Her point is that integration works but is difficult to implement – especially when “upper class” people don’t want it. I’m going to search her articles for examples of the impact of integration. I understand it was a tremendous success in North Carolina until the “reformers” “fixed” it.
Thanks! I recently visited two public middle schools in Brooklyn, one large, one small, and was blown away by their excellence, dedicated staff, and diverse student body. Well-mannered, happy.
Can’t believe they gave you the forum (but very happy that they did)!
Excellent. Have shared with friends and neighbors.
I shared it as well . A light weight vs a champion .
What should have been most evident was his argument was a fluff piece and you came in with facts and reality on your side. I had to listen to it again to be certain that he did not talk about performance at all . But notice how “choice” is highlighted .Why being against choice is like being against motherhood and apple pie. Of course he didn’t say that the pie was laced with arsenic .
Joel,
The food analogy works. People getting hamburger wish they were getting filet mignon instead, like DeVos and Obama and Trump kids.
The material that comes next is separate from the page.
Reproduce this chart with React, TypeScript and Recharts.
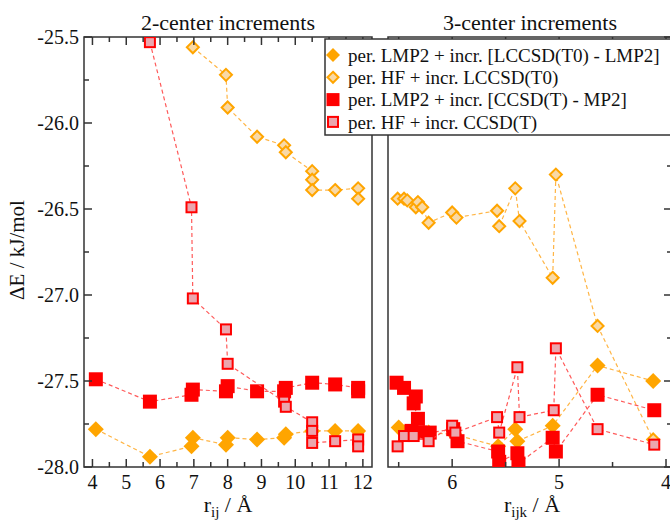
import React from "react";
import { ScatterChart, Scatter, XAxis, YAxis, ReferenceArea } from "recharts";

// 2-center increments: [r_ij (Å), ΔE (kJ/mol)]
const twoLmp2Lccsd = [[4.1, -27.78], [5.7, -27.94], [6.93, -27.88], [6.97, -27.83], [7.95, -27.87], [8.0, -27.83], [8.87, -27.84], [9.67, -27.83], [9.72, -27.81], [10.5, -27.79], [11.18, -27.79], [11.86, -27.79]];
const twoHfLccsd = [[6.97, -25.56], [7.95, -25.72], [8.0, -25.91], [8.87, -26.08], [9.67, -26.13], [9.72, -26.17], [10.5, -26.28], [10.5, -26.33], [10.5, -26.39], [11.18, -26.39], [11.86, -26.38], [11.86, -26.44]];
const twoLmp2Ccsd = [[4.1, -27.49], [5.7, -27.62], [6.93, -27.58], [6.97, -27.55], [7.95, -27.56], [8.0, -27.53], [8.87, -27.56], [9.67, -27.56], [9.72, -27.54], [10.5, -27.51], [11.18, -27.52], [11.86, -27.54], [11.86, -27.56]];
const twoHfCcsd = [[5.7, -25.53], [6.93, -26.49], [6.97, -27.02], [7.95, -27.2], [8.0, -27.4], [9.67, -27.62], [9.72, -27.65], [10.5, -27.74], [10.5, -27.79], [10.5, -27.86], [11.18, -27.85], [11.86, -27.84], [11.86, -27.88]];

// 3-center increments: [r_ijk (Å), ΔE (kJ/mol)]
const threeLmp2Lccsd = [[6.5, -27.77], [6.45, -27.8], [6.34, -27.8], [6.22, -27.8], [5.98, -27.81], [5.57, -27.88], [5.41, -27.78], [5.39, -27.85], [5.06, -27.76], [4.64, -27.41], [4.12, -27.5]];
const threeHfLccsd = [[6.51, -26.44], [6.45, -26.44], [6.42, -26.45], [6.34, -26.49], [6.32, -26.46], [6.28, -26.49], [6.22, -26.58], [6.0, -26.52], [5.96, -26.55], [5.58, -26.51], [5.56, -26.6], [5.41, -26.38], [5.37, -26.57], [5.06, -26.9], [5.03, -26.3], [4.64, -27.18], [4.12, -27.84]];
const threeLmp2Ccsd = [[6.52, -27.51], [6.45, -27.54], [6.34, -27.59], [6.36, -27.63], [6.32, -27.72], [6.38, -27.79], [6.3, -27.8], [6.21, -27.8], [5.99, -27.78], [5.95, -27.85], [5.57, -27.91], [5.56, -27.97], [5.39, -27.92], [5.38, -27.98], [5.06, -27.83], [5.03, -27.91], [4.64, -27.58], [4.11, -27.67]];
const threeHfCcsd = [[6.51, -27.88], [6.45, -27.82], [6.36, -27.82], [6.22, -27.85], [6.0, -27.76], [5.97, -27.8], [5.58, -27.71], [5.56, -27.8], [5.39, -27.42], [5.37, -27.71], [5.05, -27.67], [5.03, -27.31], [4.64, -27.78], [4.11, -27.87]];

const leftXTicks = [4, 4.5, 5, 5.5, 6, 6.5, 7, 7.5, 8, 8.5, 9, 9.5, 10, 10.5, 11, 11.5, 12];
const rightXTicks = [4, 4.5, 5, 5.5, 6, 6.5];
const yTicks = [-28, -27.75, -27.5, -27.25, -27, -26.75, -26.5, -26.25, -26, -25.75, -25.5];

const legendLabels = [
  "per. LMP2 + incr. [LCCSD(T0) - LMP2]",
  "per. HF + incr. LCCSD(T0)",
  "per. LMP2 + incr. [CCSD(T) - MP2]",
  "per. HF + incr. CCSD(T)",
];

const ORANGE = "#FFA500";
const ORANGE_LIGHT = "#F9D9A6";
const RED = "#FF0000";
const RED_LIGHT = "#EBA6AE";
const AXIS = "#333";
const FONT = "'Liberation Serif', 'Times New Roman', serif";

const PLOT_TOP = 37;
const PLOT_BOTTOM = 467;

const toPts = (arr: number[][]) => arr.map(([x, y]) => ({ x, y }));
const isMajor = (v: number, step: number) => Math.abs(v / step - Math.round(v / step)) < 1e-6;

// marker shapes
const diamond = (cx: number, cy: number, r: number, fill: string, stroke?: string, sw = 0) => (
  <polygon points={`${cx},${cy - r} ${cx + r},${cy} ${cx},${cy + r} ${cx - r},${cy}`} fill={fill} stroke={stroke} strokeWidth={sw} />
);
const square = (cx: number, cy: number, h: number, fill: string, stroke?: string, sw = 0) => (
  <rect x={cx - h} y={cy - h} width={2 * h} height={2 * h} fill={fill} stroke={stroke} strokeWidth={sw} />
);

const filledDiamond = (p: any) => diamond(p.cx, p.cy, 8, ORANGE);
const openDiamond = (p: any) => diamond(p.cx, p.cy, 6, ORANGE_LIGHT, ORANGE, 2);
const filledSquare = (p: any) => square(p.cx, p.cy, 7, RED);
const openSquare = (p: any) => square(p.cx, p.cy, 5, RED_LIGHT, RED, 2);

const orangeLine = { stroke: "#FFB545", strokeWidth: 1.2, strokeDasharray: "4 3" };
const redLine = { stroke: "#FF5A5A", strokeWidth: 1.2, strokeDasharray: "4 3" };

const XTick = (props: any) => {
  const { x, payload } = props;
  const v = payload.value;
  const major = isMajor(v, 1);
  const len = major ? 8 : 5;
  return (
    <g>
      <line x1={x} x2={x} y1={PLOT_BOTTOM} y2={PLOT_BOTTOM - len} stroke={AXIS} strokeWidth={1.5} />
      <line x1={x} x2={x} y1={PLOT_TOP} y2={PLOT_TOP + len} stroke={AXIS} strokeWidth={1.5} />
      {major && (
        <text x={x} y={489} textAnchor="middle" fontSize={20} fontFamily={FONT} fill="#111">
          {v}
        </text>
      )}
    </g>
  );
};

const LeftYTick = (props: any) => {
  const { y, payload } = props;
  const v = payload.value;
  const major = isMajor(v, 0.5);
  const len = major ? 8 : 5;
  return (
    <g>
      <line x1={84} x2={84 + len} y1={y} y2={y} stroke={AXIS} strokeWidth={1.5} />
      {major && (
        <text x={79} y={y} dy="0.36em" textAnchor="end" fontSize={20} fontFamily={FONT} fill="#111">
          {v.toFixed(1)}
        </text>
      )}
    </g>
  );
};

const RightYTick = (props: any) => {
  const { y, payload } = props;
  const len = isMajor(payload.value, 0.5) ? 8 : 5;
  return <line x1={292} x2={292 - len} y1={y} y2={y} stroke={AXIS} strokeWidth={1.5} />;
};

const Panel = ({ width, yWidth, domain, reversed, ticks, yTick, series }: any) => (
  <ScatterChart width={width} height={521} margin={{ top: PLOT_TOP, right: 8, bottom: 0, left: 0 }}>
    <XAxis
      type="number"
      dataKey="x"
      domain={domain}
      allowDataOverflow
      reversed={reversed}
      ticks={ticks}
      interval={0}
      height={54}
      axisLine={false}
      tickLine={false}
      tick={<XTick />}
    />
    <YAxis
      type="number"
      dataKey="y"
      domain={[-28, -25.5]}
      allowDataOverflow
      ticks={yTicks}
      interval={0}
      width={yWidth}
      axisLine={false}
      tickLine={false}
      tick={yTick}
    />
    <ReferenceArea x1={domain[0]} x2={domain[1]} y1={-28} y2={-25.5} fill="none" stroke={AXIS} strokeWidth={1.5} />
    <Scatter data={toPts(series[0])} shape={filledDiamond} line={orangeLine} lineType="joint" isAnimationActive={false} />
    <Scatter data={toPts(series[1])} shape={openDiamond} line={orangeLine} lineType="joint" isAnimationActive={false} />
    <Scatter data={toPts(series[2])} shape={filledSquare} line={redLine} lineType="joint" isAnimationActive={false} />
    <Scatter data={toPts(series[3])} shape={openSquare} line={redLine} lineType="joint" isAnimationActive={false} />
  </ScatterChart>
);

const legendMarkers = [
  (cy: number) => diamond(333, cy, 7, ORANGE),
  (cy: number) => diamond(333, cy, 5.5, ORANGE_LIGHT, ORANGE, 2),
  (cy: number) => square(333, cy, 6.5, RED),
  (cy: number) => square(333, cy, 5, RED_LIGHT, RED, 2),
];

export default function App() {
  return (
    <div style={{ position: "absolute", left: 0, top: 0, width: 670, height: 521, overflow: "hidden", background: "#fff" }}>
      <div style={{ position: "absolute", left: 0, top: 0 }}>
        <Panel
          width={380}
          yWidth={84}
          domain={[3.75, 12.27]}
          reversed={false}
          ticks={leftXTicks}
          yTick={<LeftYTick />}
          series={[twoLmp2Lccsd, twoHfLccsd, twoLmp2Ccsd, twoHfCcsd]}
        />
      </div>
      <div style={{ position: "absolute", left: 380, top: 0 }}>
        <Panel
          width={300}
          yWidth={8}
          domain={[3.944, 6.6]}
          reversed
          ticks={rightXTicks}
          yTick={<RightYTick />}
          series={[threeLmp2Lccsd, threeHfLccsd, threeLmp2Ccsd, threeHfCcsd]}
        />
      </div>
      <svg width={670} height={521} style={{ position: "absolute", left: 0, top: 0, pointerEvents: "none" }} fontFamily={FONT}>
        <text x={228} y={30} textAnchor="middle" fontSize={22} fill="#111">2-center increments</text>
        <text x={530} y={30} textAnchor="middle" fontSize={22} fill="#111">3-center increments</text>
        <text x={228} y={512} textAnchor="middle" fontSize={22} fill="#111">
          r<tspan fontSize={15} dy={5}>ij</tspan>
          <tspan dy={-5}> / Å</tspan>
        </text>
        <text x={532} y={512} textAnchor="middle" fontSize={22} fill="#111">
          r<tspan fontSize={15} dy={5}>ijk</tspan>
          <tspan dy={-5}> / Å</tspan>
        </text>
        <text transform="translate(24,250) rotate(-90)" textAnchor="middle" fontSize={21} fill="#111">
          ΔE / kJ/mol
        </text>
        <rect x={325} y={39} width={360} height={96} fill="#fff" stroke={AXIS} strokeWidth={1.5} />
        {legendLabels.map((label, i) => {
          const cy = 55 + i * 22.3;
          return (
            <g key={label}>
              {legendMarkers[i](cy)}
              <text x={348} y={cy} dy="0.35em" fontSize={19} fill="#111">
                {label}
              </text>
            </g>
          );
        })}
      </svg>
    </div>
  );
}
But the real choice is different brands of dog food.
Great interview, Diane. Thank you for giving us more to share as we try to get support for public school students.
hear, hear
Heard the NPR program..
Whether the Diane’s command of facts and her reasoning can make a difference is one big question. Another question: Who whould be in line for the position if she is not confirmed.
I would think Don King would be next in line their qualifications are equal.
Really not sure if it’s worse to have such a transparently unqualified Reformer or one with the patina of credibility.
My children and my grandson were failed by public education. However DeVos is a nightmare because she doesn’t promote improvement of public schools ( my family’s only choice) .
My son is in a charter school in Florida. It is an excellent “public” school. We applied to several non-charter public school choice programs and were not chosen for any of them. This means my son would have been in the neighborhood school if not for this charter school. How can you say that one of the public programs which we did not get into is a better public education option than the charter school that my son did get into? Being pro-charter does not mean anti-public. My son would be taking up a seat and receiving public funds at either school. However, the charter my son is in offered a choice that the public school didn’t in this case.
Ryley,
Charters open and close in Florida as often as flowers in the spring. Many are run by unscrupulous corporations whose only goal is money. Charters are rife with fraud, especially in Florida, where the state leaders have no interest in offending their powerful lobby. Why support the for-profit frauds that overrun the state of Florida?